1. Uma regra existe para ser observada. Mas, como é sabido, não há regra sem excepção.
E se a regra tem de ser respeitada, a excepção também tem de ser atendida. Na regra, seguir-se-á a regra. Na excepção, a atitude também tem de ser de excepção.
Será que já nos apercebemos de que se todas as leis fossem seguidas, nenhuma mudança se faria e, pior, a injustiça ter-se-ia perpetuado?
Portugal seria independente se os nossos antepassados fossem obedientes a Castela?
Quantas vidas não se teriam perdido se Aristides de Sousa Mendes cumprisse, estritamente, as ordens do Governo?
O nosso país seria uma democracia se os militares de há três décadas fossem obedientes ao Regime?
O leste da Europa viveria em liberdade se figuras como Lech Walesa, Vaclav Havel ou o Padre Jerzy Popielusko fossem obedientes ao poder constituído?
Noutro plano, o Sporting teria vencido a Taça das Taças em 1964 se Morais tivesse sido obediente ao treinador? Este, como se sabe, proibira-o de marcar cantos directos. Pois foi de canto directo (e, portanto, de uma desobediência) que resultou a vitória.
2. É óbvio que não se pode transformar a excepção em regra. Mas também não é lícito apelar para a regra quando estamos diante de uma excepção.

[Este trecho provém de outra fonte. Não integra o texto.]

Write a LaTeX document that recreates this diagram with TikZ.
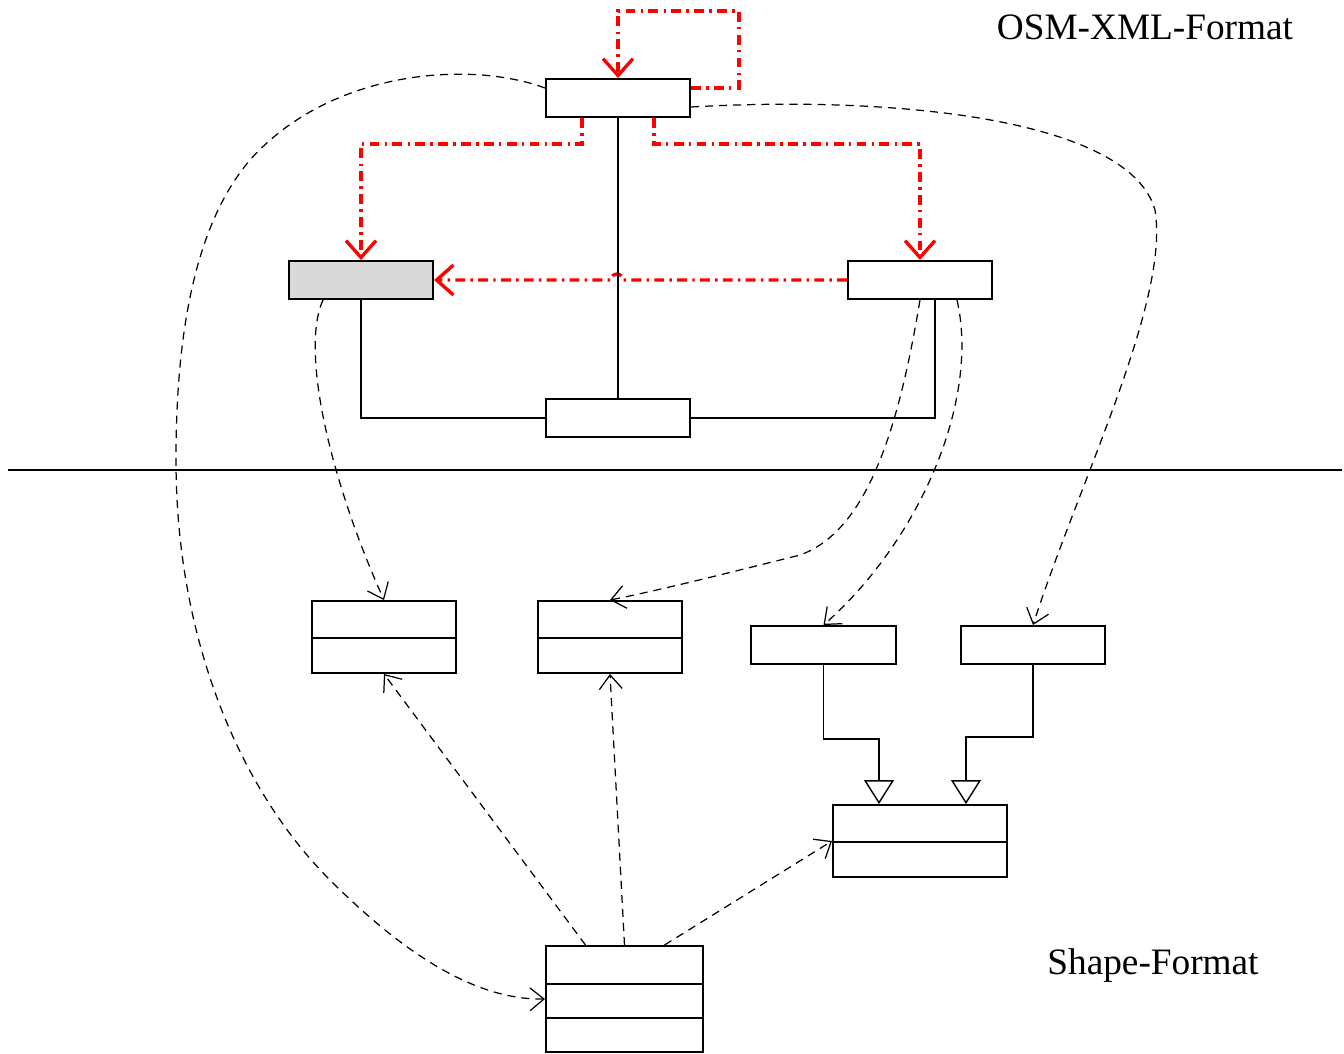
\documentclass[tikz,border=0pt]{standalone}
\usepackage{fontspec}
\setmainfont{Liberation Serif}
\usetikzlibrary{arrows.meta,calc}
\definecolor{boxgrey}{RGB}{217,217,217}
\tikzset{
 cls/.style={draw,line width=0.55pt,minimum width=1.44cm,minimum height=0.38cm,inner sep=0pt},
 redarrow/.style={-{Straight Barb[length=4.8pt,width=8.5pt]},red,line width=0.95pt,
             dash pattern=on 2.8pt off 1.5pt on 0.7pt off 1.5pt},
 deparrow/.style={-{Straight Barb[length=4pt,width=6.5pt]},line width=0.35pt,
             dash pattern=on 2.3pt off 1.7pt},
 genarrow/.style={-{Triangle[open,length=6.8pt,width=8.5pt]},line width=0.4pt},
 assoc/.style={line width=0.4pt},
 fmtlabel/.style={font=\fontsize{10.6}{12}\selectfont,inner sep=0pt}
}
\begin{document}
\begin{tikzpicture}[x=0.01cm,y=-0.01cm]
\fill[white] (0,0) rectangle (1344,1053);
\useasboundingbox (0,0) rectangle (1344,1053);
\node[cls] (t) at (618,98) {};
\node[cls,fill=boxgrey] (g) at (361,280) {};
\node[cls] (r) at (920,280) {};
\node[cls] (m) at (618,418) {};
\node[cls,minimum height=0.72cm] (a) at (384,637) {};
\node[cls,minimum height=0.72cm] (b) at (610,637) {};
\node[cls] (c) at (823.5,645) {};
\node[cls] (d) at (1033,645) {};
\node[cls,minimum width=1.74cm,minimum height=0.72cm] (e) at (920,841) {};
\node[cls,minimum width=1.57cm,minimum height=1.06cm] (f) at (624.5,999) {};
\foreach \n in {a,b,e}
  \draw[line width=0.55pt] ($(\n.north west)+(0,38)$) -- ($(\n.north east)+(0,38)$);
\draw[line width=0.55pt] ($(f.north west)+(0,39)$) -- ($(f.north east)+(0,39)$);
\draw[line width=0.55pt] ($(f.north west)+(0,73)$) -- ($(f.north east)+(0,73)$);
\node[fmtlabel] (osm) at (1145,27) {OSM-XML-Format};
\node[fmtlabel] (shp) at (1153,966) {Shape-Format};
\draw[line width=0.45pt] (8,470) -- (1342,470);
\draw[redarrow] ($(t.east)+(0,-10)$) -| (739,11) -| (t.north);
\draw[redarrow] ($(t.south)+(-36,0)$) -- ++(0,26) -| (g.north);
\draw[redarrow] ($(t.south)+(36,0)$) -- ++(0,26) -| (r.north);
\draw[redarrow] (r.west) -- (623,280) arc[start angle=0,end angle=-180,radius=6] -- (g.east);
\draw[assoc] (t.south) -- (m.north);
\draw[assoc] (g.south) |- (m.west);
\draw[assoc] (m.east) -| ($(r.south)+(15,0)$);
\draw[genarrow] (c.south) -- ++(0,74) -| ($(e.north)+(-41,0)$);
\draw[genarrow] (d.south) -- ++(0,72) -| ($(e.north)+(46,0)$);
\draw[deparrow] ($(g.south)+(-38,0)$) .. controls (300,350) and (330,480) .. (a.north);
\draw[deparrow] (r.south) .. controls (900,420) and (870,530) .. (800,555)
  .. controls (720,575) and (660,590) .. (b.north);
\draw[deparrow] ($(r.south)+(37,0)$) .. controls (980,400) and (920,540) .. (c.north);
\draw[deparrow] ($(t.east)+(0,9)$) .. controls (900,95) and (1130,120) .. (1155,210)
  .. controls (1170,300) and (1080,480) .. (d.north);
\draw[deparrow] ($(t.west)+(0,-10)$) .. controls (470,60) and (330,70) .. (250,160)
  .. controls (190,230) and (176,350) .. (176,460)
  .. controls (176,640) and (240,790) .. (330,880)
  .. controls (410,960) and (480,1000) .. (f.west);
\draw[deparrow] ($(f.north)+(-39,0)$) -- (a.south);
\draw[deparrow] (f.north) -- (b.south);
\draw[deparrow] ($(f.north)+(40,0)$) -- (e.west);
\end{tikzpicture}
\end{document}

Os apóstolos desobedeceram à ordem do tribunal que os impedia de falar ou ensinar em nome de Jesus.
Optaram por obedecer antes a Deus que aos homens. Prevaleceu o ditame da consciência: «Não podemos calar o que vimos e ouvimos» (Act 4, 20).
Os cristãos dos primeiros séculos desobedeceram em massa às imposições dos juízes que os intimavam a abandonar a fé cristã.
Pagaram com o sangue a sua ousadia. Mas o seu martírio fez com que muitos aderissem a Cristo: «Sangue de mártires, semente de cristãos».
3. O próprio Jesus deu sempre mostras de uma soberana liberdade. Para com o Pai cultivou uma obediência incondicional (cf. Jo 4, 34). Já diante das leis dos homens (incluindo as leis religiosas) algumas vezes arriscou a desobediência.
Respeitava o sábado, mas não hesitou em desobedecer a algumas prescrições sobretudo em vista de um bem maior: o bem das pessoas (cf. Mt 12, 1-14).
Sabia também que a Lei estipulava que toda a mulher apanhada em adultério fosse apedrejada. Era a Lei e ponto final.
Uma vez mais, Jesus desconcertou. Não disse que a mulher procedeu bem. Mas não apoiou a condenação (cf. Jo 8, 11).
Era tão fácil dizer: «Cumpra-se a Lei». Mas Jesus arrisca desobedecer a uma lei por causa de uma outra lei, que Ele mesmo anuncia: a lei do amor.
4. Confesso que até a mim me arrepia esta soberana liberdade de Jesus. E assumo que tenho muita dificuldade em imitá-Lo. As convenções são muito fortes. E as pressões acabam por se fazer sentir.
Uma obediência estrita ajuda a manter a ordem. Mas nem sempre contribui para a salvaguardar a verdade e a justiça.
A obediência deve ser feita ao bem maior. A verdade e a justiça estão por cima da ordem e da conveniência.
Às vezes, é preciso abalar a ordem, sobretudo quando a ordem é injusta. John Bunyan não tinha dúvidas: «Prefiro ficar na prisão a atraiçoar a minha consciência».
Não basta não promover a injustiça. Urge que não nos conformemos com ela. Calar ante a injustiça é pactuar com ela.
Luther King denunciava: «A nossa geração vai ter de se arrepender não apenas das odiosas palavras e acções dos maus, mas também do confrangedor silêncio dos bons».
Muitas vezes, a ordem encobre muita injustiça. Daí que, perante uma ordem injusta, desobedecer desponte como um imperativo.
Decidir não segundo a simples lei, mas segundo os ditames da consciência (o santuário secreto de que fala o Vaticano II) é um dom de Deus. É um sinal de fidelidade ao espírito do tempo e ao tempo do Espírito.
A obediência é uma virtude. Mas, em certos momentos, a desobediência pode ser uma necessidade.
Quando percorremos a história da humanidade, uma pergunta se acerca de nós: que seria do mundo sem a (persistente) desobediência de muitos?